L'adieu au Nord
de Pascale Kramer

critiqué par Laure256, le 11 mai 2006
( - 51 ans)


La note:  étoiles
Un sentiment de malaise et d'étouffement : c'est là tout l'art de ce roman !
Il m'a fallu du temps pour savoir si j'aimais ou non ce livre. Dès le début est né un sentiment de malaise à la lecture de ce roman que je trouvais oppressant et malsain. Mais j'avais envie néanmoins de poursuivre ma lecture. C'est alors que j'ai perçu le talent de l'auteur à créer, plus qu'une histoire, d'abord une atmosphère, un climat étouffant de violence et de sentiments malmenés par le désarroi.
Dans le Nord de la France, Alain, la petite quarantaine, travaille à la cressonnière de son frère Jean, avec d'autres employés, hommes célibataires tout aussi bourrus que lui, Sven, et Serge. Au village la fille de l'épicier s'ennuie, la jeune Patricia, pas tout à fait majeure, va occuper son ennui à séduire le taciturne Alain. Elle ne se sépare jamais de sa copine Luce, fillette de 11 ans, tout aussi désoeuvrée qu'elle. Dans la chaleur écrasante de l'été naît la violence du désir. Le désir d'Alain pour Patricia. Le début de leur liaison. L'affolement d'Alain lorsque Patricia lui annonce son départ pour l'Irlande. Il la suit.

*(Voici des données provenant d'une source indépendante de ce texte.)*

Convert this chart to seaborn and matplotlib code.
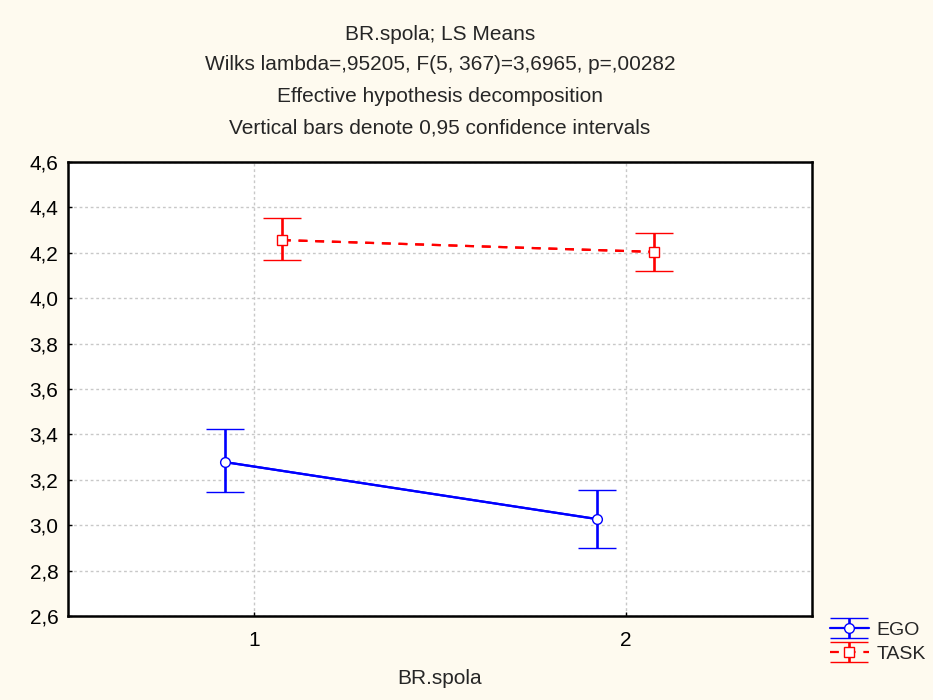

D'errances en drames, le viol de Luce, la grossesse de Patricia, c'est l'histoire annoncée d'un échec, dans ce monde miséreux de jeunes gens incapables de dire leurs sentiments. La violence latente et l'incapacité des personnages à faire des choix cohérents ou "adultes" concourent à cette impression d'étouffement.
Il m'a fallu du temps donc, pour comprendre cela. Et penser alors que ce roman était excellent. Même s'il en reste un certain pessimisme, toujours empreint de malaise. Pour le talent de l'auteur j'ajouterai aussi que tous les personnages secondaires sont bien définis, presque tous aussi paumés qu'Alain et Patricia, apportant davantage encore, si besoin était, de cohésion à l'ensemble.
Le choix de l'éditeur d'avoir mis une scène clairement érotique en 4ème de couv. me gêne un peu : non pas pour la description crue, (les scènes d'amour le sont toutes dans ce livre) mais pour le malentendu : il ne s'agit pas d'un roman érotique, encore moins d'un genre douteux. La violence du désir décrit ne traduit qu'une très grande pauvreté intérieure. Attention donc à ce qu'il n'y ait pas tromperie sur la marchandise.